The child looks about the same age as my daughter. I think about the difference in their lives—and the difference in my life and the life of that mother. And it’s nothing but luck. I easily could have ended up in the heart of the Congo, in a village with no electricity, providing materials for batteries to power electric vehicles and phones and computers to women like me all over the world. But I was born here in America and therefore I’m writing and she’s mining.
Do I have a heart of darkness? Or do I have to dissociate from that part of my heart in order to function?
None of this should be acceptable. Artisanal mining? The video Siddharth played for Rogan looked like a scene from Indiana Jones. How could this possibly be real in 2023? And more importantly—what can I realistically do about it? There must be something.

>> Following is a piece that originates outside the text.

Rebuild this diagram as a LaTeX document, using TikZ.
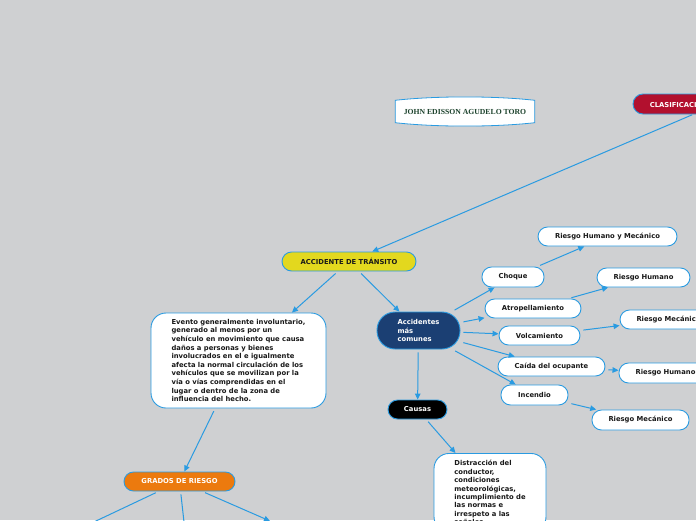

This is so hard. I try to do my part by not upgrading every single time there is a new phone or computer but electronics companies got wise. They realized people would use things until they broke down so they now build things so they are incompatible with previous things, so billions of people have to upgrade to stay connected. Add in things like government removing pay phones (because everyone has a cellphone now) and now you have to have a cellphone as there are no emergency landlines. and this is just one example. So yeah, do what you can on a personal level, but realize that companies and governments are what we need to rein in to truly affect those at the base of the supply chain.
Myself is the “something” I take for granted (it has to be, given my ego’s scream into the void right now as I write this). It’s true, though, because I’m acutely aware of my insatiable and unsatisfied-with-current-state-of _____. I hate this about myself, when will I ever feel like the basics are under control? But that same feeling drives me, makes me work so fucking hard, or so I say to myself. I take for granted that I am building a life for myself, by myself, and even though that’s not what I ever imagined, it’s a damn interesting story. My internal dialogue flips that on its head and makes it an untruth I have to untangle constantly. If I take myself for granted, how could anything along the way not be cast away, unacknowledged, shoved aside? All of these feelings start and end with the same constant: me. Perhaps I ought to consider making that a daily awareness, like I’m doing right now, to remind myself that I’m worthy of gratitude, and provide the reasons why. Take the time instead of wasting the time thinking about “why” and “trying to figure it out” externally. I want to say “I did that” or “I tried doing that and learned this instead” instead of this sentence I’m writing, which is just more of the same longing.
This prompt took so many different turns, but I’m glad I pushed back on my initial answers. It’s my first time doing this challenge and boy, are these wheels a little rusty. I’m excited to write about myself and my experiences, something that I’ve also never done, or at least quit doing when I was in middle school (long story). I am excited to reclaim my old self that I have been trying to obliterate since I can remember. Thank you for the opportunity to get my wheels greased, thank you for being an accountabilibuddy.